A comienzos del siglo XXI, Bolivia se perfilaba como la potencia gasífera regional. Pero la energía no era nuestra única oportunidad de desarrollo. Veamos.
El 4 de diciembre de 1991, el presidente de Estados Unidos, George Bush, expidió el Andean Trade Preference Act (ATPA, Ley de Preferencias Arancelarias Andinas), el componente comercial del programa de la Guerra contra las Drogas de aquel país. La Ley se hizo efectiva a partir de julio de 1992. Colombia y Bolivia fueron elegidas para ser beneficiarias del ATPA. Unos meses después Ecuador y Perú también serían incluidos en la lista.
El ATPA tenía como objetivo estimular las relaciones comerciales entre Estados Unidos y los países andinos para que estos salgan del circuito del narcotráfico.
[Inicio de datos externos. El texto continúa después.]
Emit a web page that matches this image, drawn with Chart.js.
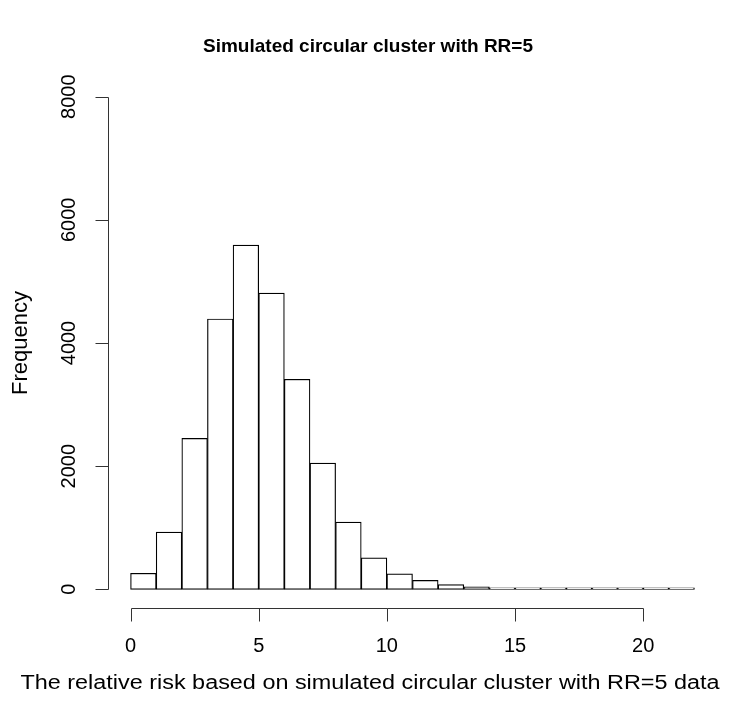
<!DOCTYPE html>
<html>
<head>
<meta charset="utf-8">
<script src="https://cdn.jsdelivr.net/npm/chart.js@4"></script>
<style>
  body { margin: 0; background: #fff; }
  #wrap { width: 736px; height: 709px; position: relative; }
</style>
</head>
<body>
<div id="wrap"><canvas id="histChart"></canvas></div>
<script>
// histogram bins (relative risk), width 1
const binStarts = [0, 1, 2, 3, 4, 5, 6, 7, 8, 9, 10, 11, 12, 13, 14, 15, 16, 17, 18, 19, 20, 21];
const binEnds   = [1, 2, 3, 4, 5, 6, 7, 8, 9, 10, 11, 12, 13, 14, 15, 16, 17, 18, 19, 20, 21, 22];
const counts    = [260, 930, 2450, 4390, 5590, 4810, 3410, 2050, 1090, 510, 250, 145, 75, 40, 20, 10, 6, 4, 3, 2, 1, 1];

const xTicks = [0, 5, 10, 15, 20];
const yTicks = [0, 2000, 4000, 6000, 8000];

const titleText = 'Simulated circular cluster with RR=5';
const xLabel = 'The relative risk based on simulated circular cluster with RR=5 data';
const yLabel = 'Frequency';

const FONT = '"Liberation Sans", Arial, Helvetica, sans-serif';

// R style axes + labels, drawn from the chart scales
const rAxes = {
    id: 'rAxes',
    afterDraw(chart) {
        const { ctx, chartArea, scales: { x, y } } = chart;
        ctx.save();
        ctx.strokeStyle = '#333';
        ctx.lineWidth = 1;
        ctx.fillStyle = '#000';

        // x axis
        const ay = Math.round(chartArea.bottom - 1) + 0.5;
        const x0 = x.getPixelForValue(xTicks[0]);
        const x1 = x.getPixelForValue(xTicks[xTicks.length - 1]);
        ctx.beginPath();
        ctx.moveTo(Math.round(x0) + 0.5, ay);
        ctx.lineTo(Math.round(x1) + 0.5, ay);
        xTicks.forEach(v => {
            const px = Math.round(x.getPixelForValue(v)) + 0.5;
            ctx.moveTo(px, ay);
            ctx.lineTo(px, ay + 13);
        });
        ctx.stroke();

        ctx.font = '20px ' + FONT;
        ctx.textAlign = 'center';
        ctx.textBaseline = 'middle';
        xTicks.forEach(v => ctx.fillText(String(v), x.getPixelForValue(v), ay + 38));

        // y axis
        const ax = Math.round(chartArea.left) + 0.5;
        const y0 = y.getPixelForValue(yTicks[0]);
        const y1 = y.getPixelForValue(yTicks[yTicks.length - 1]);
        ctx.beginPath();
        ctx.moveTo(ax, Math.round(y0) + 0.5);
        ctx.lineTo(ax, Math.round(y1) + 0.5);
        yTicks.forEach(v => {
            const py = Math.round(y.getPixelForValue(v)) + 0.5;
            ctx.moveTo(ax, py);
            ctx.lineTo(ax - 13, py);
        });
        ctx.stroke();

        yTicks.forEach(v => {
            ctx.save();
            ctx.translate(ax - 39, y.getPixelForValue(v));
            ctx.rotate(-Math.PI / 2);
            ctx.fillText(String(v), 0, 0);
            ctx.restore();
        });

        const cy = (chartArea.top + chartArea.bottom) / 2;

        // axis titles (x label is a bit wider in the original, stretch it)
        ctx.save();
        ctx.translate(370, 683);
        ctx.scale(1.17, 1);
        ctx.fillText(xLabel, 0, 0);
        ctx.restore();

        ctx.font = '22px ' + FONT;
        ctx.save();
        ctx.translate(21, cy);
        ctx.rotate(-Math.PI / 2);
        ctx.fillText(yLabel, 0, 0);
        ctx.restore();

        // main title
        ctx.font = 'bold 19px ' + FONT;
        ctx.fillText(titleText, 368, 47);

        ctx.restore();
    }
};

const context = document.getElementById('histChart').getContext('2d');
new Chart(context, {
    type: 'bar',
    data: {
        datasets: [{
            label: 'Frequency',
            data: counts.map((c, i) => ({ x: (binStarts[i] + binEnds[i]) / 2, y: c })),
            backgroundColor: '#fff',
            borderColor: '#000',
            borderWidth: 1.2,
            borderSkipped: false,
            barPercentage: 1,
            categoryPercentage: 1,
            minBarLength: 1.5
        }]
    },
    options: {
        responsive: true,
        maintainAspectRatio: false,
        animation: false,
        layout: { padding: { left: 108, right: 19, top: 77, bottom: 100 } },
        scales: {
            x: { type: 'linear', min: -0.88, max: 22.88, offset: false, display: false },
            y: { type: 'linear', min: -320, max: 8320, display: false }
        },
        plugins: {
            legend: { display: false },
            tooltip: { enabled: false },
            title: { display: false }
        }
    },
    plugins: [rAxes]
});
</script>
</body>
</html>
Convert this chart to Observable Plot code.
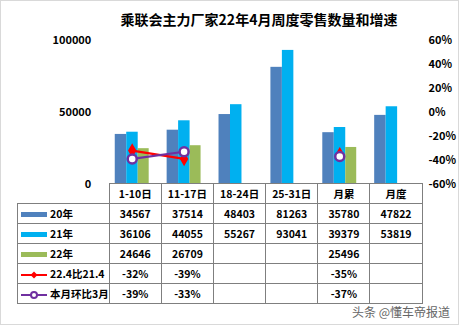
<!DOCTYPE html>
<html><head><meta charset="utf-8">
<script src="https://cdn.jsdelivr.net/npm/d3@7"></script>
<script src="https://cdn.jsdelivr.net/npm/@observablehq/plot@0.6"></script>
<style>
html,body{margin:0;padding:0;background:#fff;}
#wrap{position:relative;width:457px;height:323px;border:1px solid #d9d9d9;font-family:"Noto Sans CJK SC","Noto Sans",sans-serif;overflow:hidden;}
#title{position:absolute;top:8px;left:0;width:516px;text-align:center;font-size:14px;font-weight:bold;color:#000;}
#chart{position:absolute;left:-1px;top:-1px;}
#tbl{position:absolute;left:16px;top:182px;border-collapse:collapse;font-size:10.5px;font-weight:bold;color:#000;table-layout:fixed;}
#tbl td{border:1px solid #7f7f7f;height:19px;padding:0;text-align:center;white-space:nowrap;}
#tbl td.blank{border:none;}
#tbl td.leg{text-align:left;padding-left:3px;}
.sw{display:inline-block;vertical-align:middle;margin-right:3px;}
#wm{position:absolute;right:8px;bottom:4px;font-size:12px;color:#666;text-shadow:0 0 2px #fff;}
</style>
</head><body>
<div id="wrap">
  <div id="title"></div>
  <div id="chart"></div>
  <table id="tbl"></table>
  <div id="wm">头条 @懂车帝报道</div>
</div>
<script>
const title = "乘联会主力厂家22年4月周度零售数量和增速";
const categories = ["1-10日","11-17日","18-24日","25-31日","月累","月度"];
const y20 = [34567,37514,48403,81263,35780,47822];
const y21 = [36106,44055,55267,93041,39379,53819];
const y22 = [24646,26709,null,null,25496,null];
const yoy = [-32,-39,null,null,-35,null];   // 22.4比21.4 (%)
const mom = [-39,-33,null,null,-37,null];   // 本月环比3月 (%)
const seriesNames = ["20年","21年","22年","22.4比21.4","本月环比3月"];
const leftTicks = [0,50000,100000];
const rightTicks = [-60,-40,-20,0,20,40,60];
const colors = ["#4f81bd","#00b0f0","#9bbb59","#ff0000","#7030a0"];

const pctToY = p => (p + 60) / 120 * 100000;
const yToPct = v => Math.round(v / 100000 * 120 - 60);

document.getElementById("title").textContent = title;

const bars = categories.map((c,i)=>({c, a:y20[i], b:y21[i], g:y22[i]}));
const lineSeg = (arr)=>categories.map((c,i)=>({c, v: arr[i]==null?null:pctToY(arr[i])})).filter(d=>d.v!=null);
const yoyPts = lineSeg(yoy), momPts = lineSeg(mom);
const contiguous = pts => pts.filter(d=>d.c==="1-10日"||d.c==="11-17日");

const plot = Plot.plot({
  width: 459, height: 325,
  marginLeft: 106, marginRight: 41, marginTop: 40, marginBottom: 141,
  style: {fontFamily: '"Noto Sans CJK SC","Noto Sans",sans-serif', fontSize: "11px", fontWeight: "bold", color: "#000", background: "transparent"},
  x: {domain: categories, padding: 0, axis: null},
  y: {domain: [0,100000], axis: null},
  marks: [
    Plot.axisY(leftTicks, {anchor: "left", tickSize: 0, tickPadding: 15, tickFormat: d => String(d), fontSize: 11, fontWeight: "bold"}),
    Plot.axisY(rightTicks.map(pctToY), {anchor: "right", tickSize: 0, tickPadding: 11, tickFormat: v => yToPct(v) + "%", fontSize: 11, fontWeight: "bold"}),
    Plot.barY(bars, {x: "c", y: "a", fill: colors[0], insetLeft: 9, insetRight: 31.5}),
    Plot.barY(bars, {x: "c", y: "b", fill: colors[1], insetLeft: 20.5, insetRight: 20}),
    Plot.barY(bars.filter(d=>d.g!=null), {x: "c", y: "g", fill: colors[2], insetLeft: 32, insetRight: 9}),
    Plot.line(contiguous(yoyPts), {x: "c", y: "v", stroke: colors[3], strokeWidth: 2.2}),
    Plot.dot(yoyPts, {x: "c", y: "v", symbol: "diamond", r: 3.5, fill: colors[3], stroke: colors[3]}),
    Plot.line(contiguous(momPts), {x: "c", y: "v", stroke: colors[4], strokeWidth: 2.2}),
    Plot.dot(momPts, {x: "c", y: "v", r: 4.5, fill: "#fff", stroke: colors[4], strokeWidth: 2.5})
  ]
});
document.getElementById("chart").appendChild(plot);

// table
const tbl = document.getElementById("tbl");
const colW = [88].concat(categories.map(()=>52.17));
const cg = document.createElement("colgroup");
colW.forEach(w=>{const c=document.createElement("col"); c.style.width=w+"px"; cg.appendChild(c);});
tbl.appendChild(cg);
const hdr = document.createElement("tr");
hdr.innerHTML = '<td class="blank"></td>' + categories.map(c=>`<td>${c}</td>`).join("");
tbl.appendChild(hdr);
function swatch(i){
  if (i < 3) return `<svg class="sw" width="26" height="8"><rect x="0" y="1" width="26" height="5" fill="${colors[i]}"/></svg>`;
  if (i === 3) return `<svg class="sw" width="26" height="10"><line x1="0" y1="5" x2="26" y2="5" stroke="${colors[3]}" stroke-width="2"/><path d="M13 1.5 L16.5 5 L13 8.5 L9.5 5Z" fill="${colors[3]}"/></svg>`;
  return `<svg class="sw" width="26" height="10"><line x1="0" y1="5" x2="26" y2="5" stroke="${colors[4]}" stroke-width="2"/><circle cx="13" cy="5" r="3" fill="#fff" stroke="${colors[4]}" stroke-width="2"/></svg>`;
}
const rows = [y20, y21, y22, yoy, mom];
rows.forEach((arr,i)=>{
  const tr = document.createElement("tr");
  const fmt = v => v==null ? "" : (i>=3 ? v + "%" : String(v));
  tr.innerHTML = `<td class="leg">${swatch(i)}${seriesNames[i]}</td>` + arr.map(v=>`<td>${fmt(v)}</td>`).join("");
  tbl.appendChild(tr);
});
</script>
</body></html>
Si consideramos que Estados Unidos es uno de los mayores compradores del mundo, estábamos hablando de una gran oportunidad para que las PYMES bolivianas diversifiquen sus productos y hagan crecer sus finanzas. De hecho, en 2006, el último año que el país formó parte del programa, los productores de textiles llegaron a vender un poco más de 30 millones de dólares. Según estimaciones del IBCE, las exportaciones de productos bolivianos a EEUU beneficiadas por el ATPDEA generaban por lo menos 40.000 empleos directos e indirectos. En resumen, los gobiernos «neoliberales» ―que tanto condenan los del Foro de Sao Paulo― tenían una política internacional enfocada al comercio, la paz y el desarrollo económico.
No obstante, con el derrocamiento del presidente Gonzalo Sánchez de Lozada, además el asalto al poder de Evo Morales y sus secuaces, las relaciones internacionales bolivianas tomaron un peligroso rumbo antioccidental.
Al poco tiempo de su llegada la presidencia de Bolivia, Morales rompió relaciones con Israel y los Estados Unidos. Sin embargo, seamos claros en algo, un personaje tan poco culto como Evo, que hasta desconoce el uso del hilo dental, era incapaz de entender los elementos más básicos de economía o diplomacia internacional. La ruptura de las relaciones diplomáticas con las naciones arriba mencionadas fueron ordenadas desde La Habana, que desde los 90 es el nuevo cuartel general del crimen transnacional. Además, Fidel Castro también hizo que su delfín boliviano se ponga al servicio de la teocracia iraní. Acuerdos diplomáticos con condiciones muy extrañas para un personaje que dice luchar contra todas las imposiciones culturales y religiosas.
José Brechner, diplomático boliviano y experto en radicalismo islámico, en un artículo titulado, Progresa la incursión iraní en Latinoamérica, menciona lo siguiente:
«No hay que dejarse burlar por el cariño iraní hacia Sudamérica. Su verdadera meta es la conversión de las poblaciones autóctonas al Islam. Su apoyo político y económico es un disfraz para imponer su convicción religiosa, como está haciendo en la Ciudad de El Alto, colindante con La Paz, donde obligan a las enfermeras bolivianas a usar el atuendo islámico, en un diminuto y mediocre hospital que donó».
Parece que la frase: «Nosotros de pie, nunca de rodillas», que repiten los indigenistas bolivianos, no aplica en el caso del sometimiento a los ayatolas.
Musulmanes y socialistas no tienen nada en común, unos oran cinco veces al día, los otros se dividen entre ateos y amantes de la Pachamama. Los une, eso sí, un odio descomunal a la cultura occidental. En este caso aplica la frase «el enemigo de mi enemigo es mi amigo».
Por eso, no debería extrañarnos que el régimen de Teherán haya puesto sus ojos en el uranio boliviano. En 2010, luego de varias reuniones entre Ali Akbar Mehravian y Viviana Caro, Bolivia eligió a Irán para explotar el litio del Salar de Uyuni, próximo a los yacimientos de uranio de Los Frailes.
Si consideramos que la explotación de uranio usa enormes cantidades de agua y genera una ingente cantidad de residuos tóxicos, ¿no es un pésimo plan contaminar ríos y lagos bolivianos tan solo para mostrarle tu enojo al malvado imperio yanqui? Sí, lo es. Pero a gente como Morales, Castro o Chávez no hay que pedirles coherencia. No son políticos, son hampones.